On the road leading from Castlebar into Ballinrobe, County Mayo can be seen the ruins of the old Roman Catholic chapel. With financial support from the local landlord James Cuffe, first (and last) Lord Tyrawley work began on the cruciform building in 1815, in other words some years before the Emancipation Act of 1829. It is notable for being more ample than were many such Catholic churches of the period, for having a splendid four-storey bell tower at the east end, and for fine limestone wall monuments to its earliest parish priests on either side of the crossing. However within decades the building appears to have been deemed insufficient to local needs since a successor was begun closer to the centre of the town in 1849. Before the end of the 19th century the old chapel was unroofed and today its shell languishes on a patch of ground surrounded by housing estates.
On the gates of Cranmore House in Ballinrobe, County Mayo hangs a planning application notice which proposes the construction here of a three-storey retail and residential block, a second three-storey block to be used as an old persons’ home, seven houses, a terrace featuring that strange new form of accommodation, the ‘townhouse’ and, adjacent to the existing structure, a new 46-bedroom hotel with the inevitable function rooms, bars, gym and swimming pool. Cranmore House was built in 1838 by Alexander Clendenning Lambert, agent for the Knox family to whom the property subsequently reverted. They remained in occupation until the 1920s after which the house passed through a couple of hands before being unroofed in the 1950s, in which condition it remains to the present. The predominantly greenfield nature of site makes it attractive to developers, although the proposal seems both unfortunate and unnecessary when so much of Ballinrobe immediately outside the gates could do with refurbishment, including many existing ‘townhouses.’

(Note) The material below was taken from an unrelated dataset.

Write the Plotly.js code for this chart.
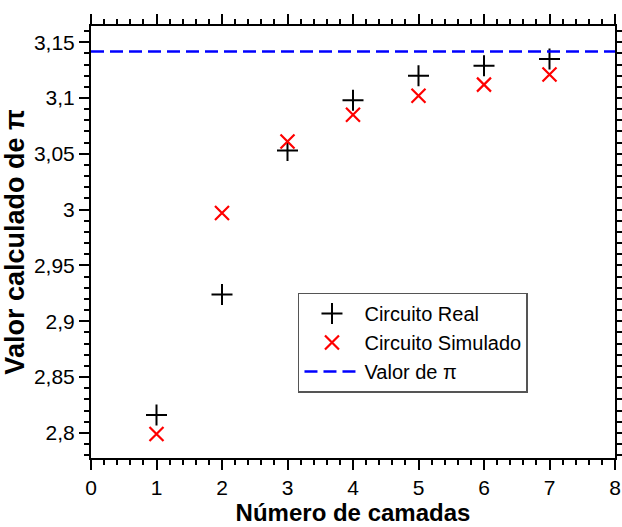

The ubiquity of older buildings in Irish towns and villages suffering from insufficient maintenance. Here two fine houses, both probably early 19th century, in Greyabbey, County Down. Above is 88-90 Main Street, below 2 Church Street, the latter closing the long vista down Main Street and therefore sited at a critical point in the village. Both excellent properties that once held commercial premises, both now looking as though facing an uncertain future.